- Spacious, well-designed interior
- Urban-sized, and handles like it
- Cargo versatility
- Available Around View Monitor
- Short, flat seats
- Lacks driving excitement
- CVT's delayed response
- Rearward visibility
The 2013 Nissan Rogue may not have excitement in its corner, but its layout, features, and affordability make a lot of sense for smaller families.
The 2013 Nissan Rogue is a budget-wise crossover that nails the basics without paying too much attention to unnecessary features. It's built for small families with money at front of mind, so in the balance, its middling acceleration and lack of features makes for a fair exchange.

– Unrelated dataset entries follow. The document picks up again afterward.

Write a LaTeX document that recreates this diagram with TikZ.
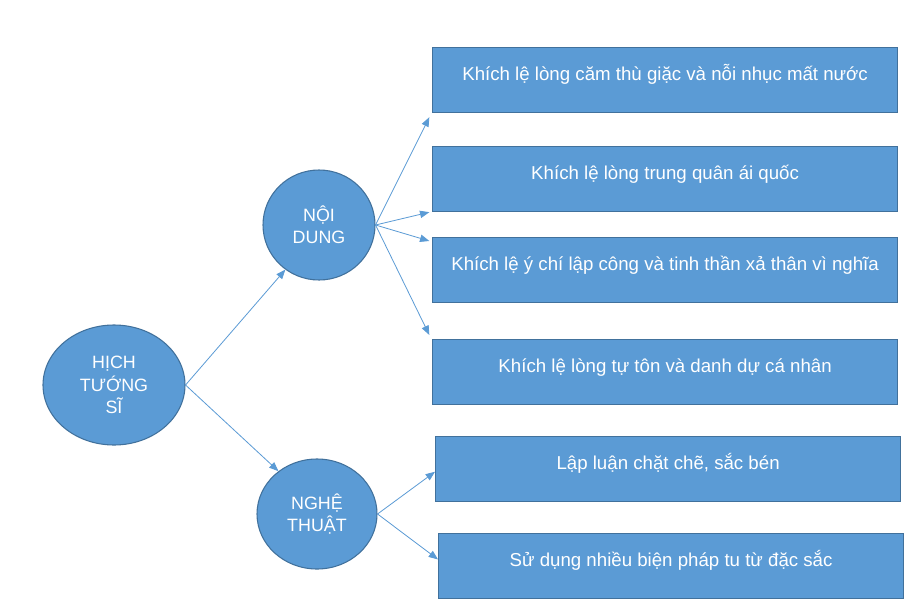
\documentclass[tikz,border=0pt]{standalone}
\usepackage{fontspec}
\setmainfont{Liberation Sans}
\usetikzlibrary{arrows.meta,shapes.geometric}
\definecolor{boxblue}{HTML}{5B9BD5}
\definecolor{edgeblue}{HTML}{41719C}
\tikzset{topic/.style={
    ellipse, draw=edgeblue, fill=boxblue, line width=0.8pt,
    text=white, align=center, inner sep=0pt,
    font=\fontsize{13.4pt}{16.7pt}\selectfont
  },
  point/.style={
    rectangle, draw=edgeblue, fill=boxblue, line width=0.9pt,
    text=white, anchor=north west, inner ysep=0pt,
    minimum width=348.75pt, text height=24.75pt, text depth=24pt,
    font=\fontsize{14pt}{16pt}\selectfont
  },
  link/.style={
    draw=boxblue, line width=0.6pt,
    -{Triangle[length=7pt,width=5.5pt]}
  }
}
\begin{document}
\begin{tikzpicture}[x=0.75pt,y=-0.75pt]
    \fill[white] (0,0) rectangle (920,610);
    \useasboundingbox (0,0) rectangle (920,610);

    % the three circles
    \node[topic, minimum width=106.5pt, minimum height=90pt] (hich) at (114,385) {HỊCH\\TƯỚNG\\SĨ};
    \node[topic, minimum width=84pt, minimum height=82.5pt] (noidung) at (319,225) {NỘI\\DUNG};
    \node[topic, minimum width=90pt, minimum height=82.5pt] (nghethuat) at (317,514) {NGHỆ\\THUẬT};

    % the boxes
    \node[point] (camthu) at (432,47) {Khích lệ lòng căm thù giặc và nỗi nhục mất nước};
    \node[point] (trungquan) at (432,146) {Khích lệ lòng trung quân ái quốc};
    \node[point] (lapcong) at (432,237) {Khích lệ ý chí lập công và tinh thần xả thân vì nghĩa};
    \node[point] (tuton) at (432,339) {Khích lệ lòng tự tôn và danh dự cá nhân};
    \node[point] (lapluan) at (435,436) {Lập luận chặt chẽ, sắc bén};
    \node[point] (bienphap) at (438,533) {Sử dụng nhiều biện pháp tu từ đặc sắc};

    \draw[link] (hich.east) -- (noidung.-127);
    \draw[link] (hich.east) -- (nghethuat.132);
    \draw[link] (noidung.east) -- ([xshift=-2pt,yshift=-3pt]camthu.south west);
    \draw[link] (noidung.east) -- ([xshift=-2pt]trungquan.south west);
    \draw[link] (noidung.east) -- ([xshift=-2pt,yshift=-3pt]lapcong.north west);
    \draw[link] (noidung.east) -- ([xshift=-2pt,yshift=3pt]tuton.north west);
    \draw[link] (nghethuat.east) -- ([yshift=-2pt]lapluan.west);
    \draw[link] (nghethuat.east) -- ([yshift=5pt]bienphap.west);
  \end{tikzpicture}
\end{document}
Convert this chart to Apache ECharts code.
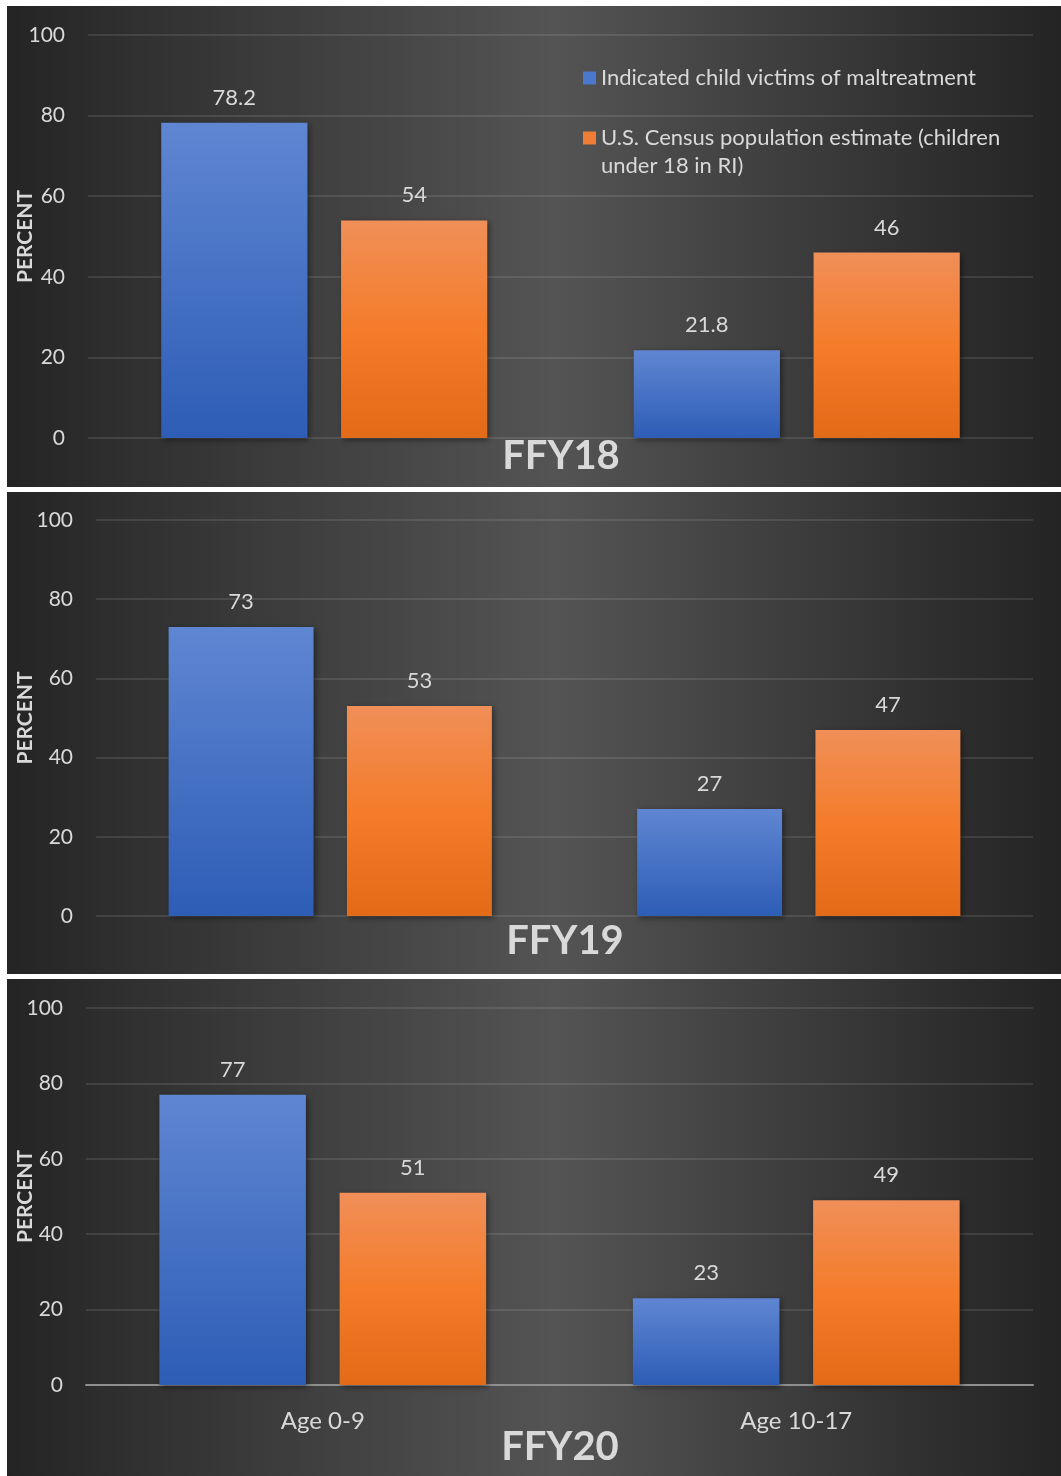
<!DOCTYPE html>
<html>
<head>
<meta charset="utf-8">
<script src="https://cdn.jsdelivr.net/npm/echarts@6/dist/echarts.min.js"></script>
<style>
html,body{margin:0;padding:0;background:#ffffff;}
#chart{width:1061px;height:1476px;}
</style>
</head>
<body>
<div id="chart"></div>
<script>
// ---- data ----
const categories = ['Age 0-9', 'Age 10-17'];
const seriesNames = ['Indicated child victims of maltreatment', 'U.S. Census population estimate (children under 18 in RI)'];
const panelTitles = ['FFY18', 'FFY19', 'FFY20'];
const ffy18Victims = [78.2, 21.8];
const ffy18Census = [54, 46];
const ffy19Victims = [73, 27];
const ffy19Census = [53, 47];
const ffy20Victims = [77, 23];
const ffy20Census = [51, 49];
const yTicks = [0, 20, 40, 60, 80, 100];
const yAxisName = 'PERCENT';

// ---- layout / style ----
const FONT = 'Lato, "Open Sans", sans-serif';
const TXT = '#d9d9d9';
const panels = [
  {x: 7, y: 6, w: 1054, h: 481, grid: {left: 88, top: 35, width: 945, height: 403}, nameGap: 52, title: {x: 561, y: 456}, victims: ffy18Victims, census: ffy18Census, showX: false},
  {x: 7, y: 492, w: 1054, h: 482, grid: {left: 96, top: 520, width: 937, height: 396}, nameGap: 60, title: {x: 565, y: 941}, victims: ffy19Victims, census: ffy19Census, showX: false},
  {x: 7, y: 979, w: 1054, h: 497, grid: {left: 86, top: 1008, width: 947, height: 377}, nameGap: 50, title: {x: 560, y: 1447}, victims: ffy20Victims, census: ffy20Census, showX: true}
];

const blueFill = {type: 'linear', x: 0, y: 0, x2: 0, y2: 1, colorStops: [{offset: 0, color: '#5f86d2'}, {offset: 1, color: '#2e5db6'}]};
const orangeFill = {type: 'linear', x: 0, y: 0, x2: 0, y2: 1, colorStops: [{offset: 0, color: '#f08f58'}, {offset: 0.5, color: '#f47c2a'}, {offset: 1, color: '#e36a17'}]};

const grids = [], xAxes = [], yAxes = [], series = [], graphics = [];
panels.forEach((p, i) => {
  graphics.push({
    type: 'rect', z: -100, silent: true,
    shape: {x: p.x, y: p.y, width: p.w, height: p.h},
    style: {fill: {type: 'linear', x: 0, y: 0, x2: 1, y2: 0, colorStops: [
      {offset: 0, color: '#242424'}, {offset: 0.12, color: '#303030'}, {offset: 0.52, color: '#545454'}, {offset: 0.88, color: '#2f2f2f'}, {offset: 1, color: '#242424'}]}}
  });
  graphics.push({
    type: 'text', z: 100, silent: true,
    x: p.title.x, y: p.title.y,
    style: {text: panelTitles[i], fill: TXT, font: 'bold 40px ' + FONT, textAlign: 'center', textVerticalAlign: 'middle'}
  });
  grids.push(Object.assign({containLabel: false, outerBoundsMode: 'none'}, p.grid));
  xAxes.push({
    type: 'category', gridIndex: i, data: categories,
    axisTick: {show: false},
    axisLine: {show: p.showX, lineStyle: {color: '#8f8f8f', width: 2}},
    axisLabel: {show: p.showX, color: TXT, fontFamily: FONT, fontSize: 24, margin: 24}
  });
  yAxes.push({
    type: 'value', gridIndex: i, min: yTicks[0], max: yTicks[yTicks.length - 1], interval: 20,
    name: yAxisName, nameLocation: 'middle', nameRotate: 90, nameGap: p.nameGap, nameMoveOverlap: false,
    nameTextStyle: {color: TXT, fontFamily: FONT, fontWeight: 'bold', fontSize: 21},
    axisLine: {show: false}, axisTick: {show: false},
    axisLabel: {color: TXT, fontFamily: FONT, fontSize: 21, margin: 23},
    splitLine: {lineStyle: {color: 'rgba(255,255,255,0.1)', width: 2}}
  });
  const common = {
    type: 'bar', xAxisIndex: i, yAxisIndex: i, barGap: '23%', barCategoryGap: '31%',
    label: {show: true, position: 'top', distance: 14, color: TXT, fontFamily: FONT, fontSize: 22},
    emphasis: {disabled: true}
  };
  series.push(Object.assign({}, common, {name: seriesNames[0], data: p.victims,
    itemStyle: {color: blueFill, shadowColor: 'rgba(0,0,0,0.45)', shadowBlur: 6, shadowOffsetX: 2, shadowOffsetY: 2}}));
  series.push(Object.assign({}, common, {name: seriesNames[1], data: p.census,
    itemStyle: {color: orangeFill, shadowColor: 'rgba(0,0,0,0.45)', shadowBlur: 6, shadowOffsetX: 2, shadowOffsetY: 2}}));
});

const chart = echarts.init(document.getElementById('chart'), null, {renderer: 'canvas'});
chart.setOption({
  backgroundColor: '#ffffff',
  animation: false,
  graphic: {elements: graphics},
  grid: grids,
  xAxis: xAxes,
  yAxis: yAxes,
  legend: {
    orient: 'vertical', left: 578, top: 59, itemWidth: 13, itemHeight: 13, itemGap: 4,
    icon: 'rect', selectedMode: false,
    formatter: function (n) { return n === seriesNames[1] ? ' \nU.S. Census population estimate (children\nunder 18 in RI)' : n; },
    textStyle: {color: TXT, fontFamily: FONT, fontSize: 22, lineHeight: 28},
    data: [
      {name: seriesNames[0], itemStyle: {color: '#4a78cf'}},
      {name: seriesNames[1], itemStyle: {color: '#f07d36'}}
    ]
  },
  series: series
});
</script>
</body>
</html>
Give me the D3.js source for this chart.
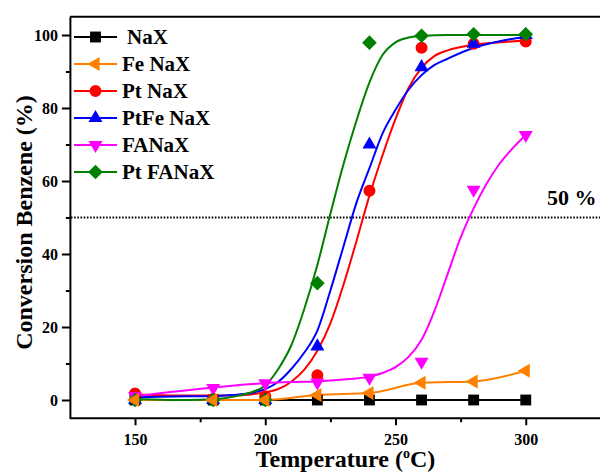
<!DOCTYPE html>
<html><head><meta charset="utf-8">
<script src="https://cdn.jsdelivr.net/npm/d3@7"></script>
<style>
body{margin:0;background:#fff}
text{font-family:"Liberation Serif","Times New Roman",serif;font-weight:bold;fill:#000}
</style>
</head><body><svg id="c" width="600" height="473"></svg>
<script>
// ---------- data ----------
const temps = [150,180,200,220,240,260,280,300];
const seriesNames = ["NaX","Fe NaX","Pt NaX","PtFe NaX","FANaX","Pt FANaX"];
const naX      = [0,0,0,0,0,0,0,0];
const feNaX    = [0,0,0,1.4,1.9,4.7,5.1,8.0];
const ptNaX    = [1.8,0.3,1.0,6.8,57.3,96.5,97.6,98.2];
const ptFeNaX  = [0,0,0,14.7,70.0,91.2,97.6,100];
const faNaX    = [1.0,3.3,4.6,4.8,6.1,10.5,57.6,72.6];
const ptFaNaX  = [0,0,0,32,97.9,99.8,100.2,100.2];

// fitted curves
const fitT_pt   = [150,160,170,180,190,195,200,205,210,215,220,225,230,235,240,245,250,255,260,265,270,280,290,300];
const fitV_pt   = [1.5,1.3,1.2,1.2,1.3,1.6,2.1,3,5,8.3,13.5,21,31.5,43.5,56,67,77,85.5,91,94.3,95.8,97.3,98,98.5];
const fitT_ptfe = [150,160,170,180,190,195,200,205,210,215,220,225,230,235,240,245,250,255,260,265,270,280,290,300];
const fitV_ptfe = [0.8,0.9,1,1.1,1.5,2,3,5,8.5,13,19,30,42,54,63.5,73,79.5,85,89,91.8,93.5,96.5,98.3,99.5];
const fitT_ptfa = [150,160,170,180,190,195,200,205,210,215,220,225,230,235,240,245,250,255,260,270,280,290,300];
const fitV_ptfa = [0.3,0.1,0,0.2,1.2,2.2,4,8.5,15,25,37,51,64.5,76.5,87,94.5,98,99.3,99.7,100,100,100,100];
const fitT_fa   = [150,180,200,210,220,230,240,245,250,255,260,265,270,275,280,285,290,295,300];
const fitV_fa   = [1.0,3.4,4.6,4.9,5.1,5.6,6.4,7.4,9,11.8,16.5,24.5,34.5,44.5,52.5,59.3,64.8,69,72.6];

const xTicks = [150,200,250,300];
const xMinor = [175,225,275];
const yTicks = [0,20,40,60,80,100];
const yMinor = [10,30,50,70,90];
const refLevel = 50;

// ---------- setup ----------
const svg = d3.select("#c");
const x = d3.scaleLinear().domain([125,330]).range([69.9,603.9]);
const y = d3.scaleLinear().domain([-5,105]).range([418.25,16.75]);

const styles = [
  {color:"#000000", sym:d3.symbolSquare, size:118, rot:0},
  {color:"#FF8000", sym:d3.symbolTriangle, size:85, rot:-90},
  {color:"#FF0000", sym:d3.symbolCircle, size:113, rot:0},
  {color:"#0000FF", sym:d3.symbolTriangle, size:85, rot:0},
  {color:"#FF00FF", sym:d3.symbolTriangle, size:85, rot:180},
  {color:"#008000", sym:d3.symbolSquare, size:108, rot:45}
];
const values = [naX,feNaX,ptNaX,ptFeNaX,faNaX,ptFaNaX];

// frame
svg.append("line").attr("x1",x(125)).attr("x2",600).attr("y1",y(105)).attr("y2",y(105))
  .attr("stroke","#000").attr("stroke-width",2);

// axes
const gy = svg.append("g").attr("transform",`translate(${x(125)},0)`);
gy.call(d3.axisLeft(y).tickValues(yTicks).tickSize(8).tickSizeOuter(0).tickPadding(4));
const gyM = svg.append("g").attr("transform",`translate(${x(125)},0)`);
gyM.call(d3.axisLeft(y).tickValues(yMinor).tickSize(4).tickSizeOuter(0).tickFormat(""));
gyM.select(".domain").remove();

const gx = svg.append("g").attr("transform",`translate(0,${y(-5)})`);
gx.call(d3.axisBottom(x).tickValues(xTicks).tickSize(7).tickSizeOuter(0).tickPadding(8));
const gxM = svg.append("g").attr("transform",`translate(0,${y(-5)})`);
gxM.call(d3.axisBottom(x).tickValues(xMinor).tickSize(4).tickSizeOuter(0).tickFormat(""));
gxM.select(".domain").remove();

[gy,gx,gyM,gxM].forEach(g=>{
  g.selectAll("path,line").attr("stroke","#000").attr("stroke-width",2);
  g.selectAll("text").style("font-size","16px").style("font-family",'"Liberation Serif","Times New Roman",serif').style("font-weight","bold").attr("fill","#000");
});
gx.select(".domain").attr("d",`M${x(125)},0H600`);

// reference line
svg.append("line").attr("x1",x(125)+1).attr("x2",600).attr("y1",y(refLevel)).attr("y2",y(refLevel))
  .attr("stroke","#000").attr("stroke-width",2).attr("stroke-dasharray","1.6,1.6");
svg.append("text").attr("x",547).attr("y",205).style("font-size","22px").text("50 %");

// lines
const lineLin = d3.line().x(d=>x(d[0])).y(d=>y(d[1]));
const lineSm = d3.line().x(d=>x(d[0])).y(d=>y(d[1])).curve(d3.curveMonotoneX);
const zip = (a,b)=>a.map((t,i)=>[t,b[i]]);
const curves = [
  {d:zip(temps,naX), gen:lineLin, c:0},
  {d:zip(temps,feNaX), gen:lineSm, c:1},
  {d:zip(fitT_pt,fitV_pt), gen:lineSm, c:2},
  {d:zip(fitT_ptfe,fitV_ptfe), gen:lineSm, c:3},
  {d:zip(fitT_fa,fitV_fa), gen:lineSm, c:4},
  {d:zip(fitT_ptfa,fitV_ptfa), gen:lineSm, c:5}
];
curves.forEach(cv=>{
  svg.append("path").attr("d",cv.gen(cv.d)).attr("fill","none")
    .attr("stroke",styles[cv.c].color).attr("stroke-width",2);
});

// markers
const order = [0,2,3,4,5,1];
order.forEach(si=>{
  const st = styles[si];
  const sym = d3.symbol().type(st.sym).size(st.size);
  svg.append("g").selectAll("path").data(zip(temps,values[si])).join("path")
    .attr("d",sym)
    .attr("transform",d=>`translate(${x(d[0])},${y(d[1])}) rotate(${st.rot})`)
    .attr("fill",st.color);
});

// legend
const lg = svg.append("g");
seriesNames.forEach((name,i)=>{
  const cy = 37 + i*27;
  const st = styles[i];
  lg.append("line").attr("x1",74).attr("x2",117).attr("y1",cy).attr("y2",cy)
    .attr("stroke",st.color).attr("stroke-width",2);
  lg.append("path").attr("d",d3.symbol().type(st.sym).size(st.size)())
    .attr("transform",`translate(95.5,${cy}) rotate(${st.rot})`).attr("fill",st.color);
  lg.append("text").attr("x", i===0 ? 127 : 122).attr("y",cy+7).style("font-size","21px").text(name);
});

// axis titles
const xt = svg.append("text").attr("x",345.5).attr("y",467).attr("text-anchor","middle").style("font-size","24px");
xt.append("tspan").text("Temperature (");
xt.append("tspan").attr("dy",-9).style("font-size","14px").text("o");
xt.append("tspan").attr("dy",9).text("C)");
svg.append("text").attr("transform","translate(32,222.5) rotate(-90)").attr("text-anchor","middle")
  .style("font-size","24px").text("Conversion Benzene (%)");
</script>
</body></html>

The affordable, versatile Rogue also happens to be one of the better-looking crossovers--because it's mostly hatchback. While the details are starting to look a little dated, the rakish sheetmetal still looks fresh enough. It can look longer and wider than it really is, and from some angles you'd never guess the Rogue is spawned from the same platform as the compact Sentra sedan (there are no significant pieces shared inside or out, but the chassis and powertrains are similar). The Rogue's interior layout is perhaps a bit plain, with odds and ends borrowed from the brand's other models. The slightly larger and more luxurious Murano crossover is surely an influence, and Nissan has likewise added a little polish to the Rogue interior with a few more chrome accents.
On closer look, and with some seat time, the Rogue does feel a bit at odds with its mission, considering its front-seat layout that feels a little more low and laid-back than that of other crossovers. And it helps to remember that this is a model that's pitched toward suburban driveways and city streets, not off-road trails. Along with great ride comfort and a reasonably quiet interior, the Rogue has a very well-packaged interior, with a driving position that's not too high, not too low, combined back seats spacious enough for two adults (or three kids). Even when you have the back seats up, cargo space is adequate for a typical grocery run. The Rogue's one failing in family-friendliness isn't in its packaging, but rather in its refinement; its ride can be a bit pitchy compared to other crossovers, with more road noise as well.
That lack of refinement does extend to the powertrain, where the continuously variable automatic transmission (CVT) manages to extract quickness from the 170-horsepower, 2.5-liter four-cylinder engine, but with the penalty of a coarse engine drone whenever accelerating even moderately, as well as a rubber-band-like delay when asking for a quick pass. Front-wheel drive is standard; all-wheel drive is available, and a better choice for snowy climes, though it saps 1-2 mpg year round. In either case, the big benefit of the CVT is that it returns impressive real-world mileage. And in around-town driving, most will find the Rogue to handle and maneuver well—tuned for comfort, not performance, yet nimble enough.
Overall, the Rogue shapes up as a safe family pick (moms will appreciate the Rogue SL's Around View Monitor), although the one area of concern is a rating of only 'acceptable' in the IIHS roof strength test. In other respects, the Rogue has all that a budget-priced family vehicle typically includes—including air conditioning, cruise control, and a nice-sounding audio system with steering-wheel controls. It remains offered in two trims, S and SV. Last year's Special Edition model continues, again adding steering-wheel audio controls, a USB port, fog lamps, satellite radio, and a 4.3-inch audio display, and for 2013 it adds Bluetooth and a couple of additional sound-system speakers. This year a Premium Edition model replaces the previous Premium Package, and adds Bose audio, a subwoofer, and fog lamps. A nav system, a power moonroof, xenon headlamps, and a rearview monitor are among other options.
This is the last model year for the current Rogue; it will be completely redesigned for the 2014 model year, keeping the same model name but gaining a more flamboyant look and dramatically upgraded interior.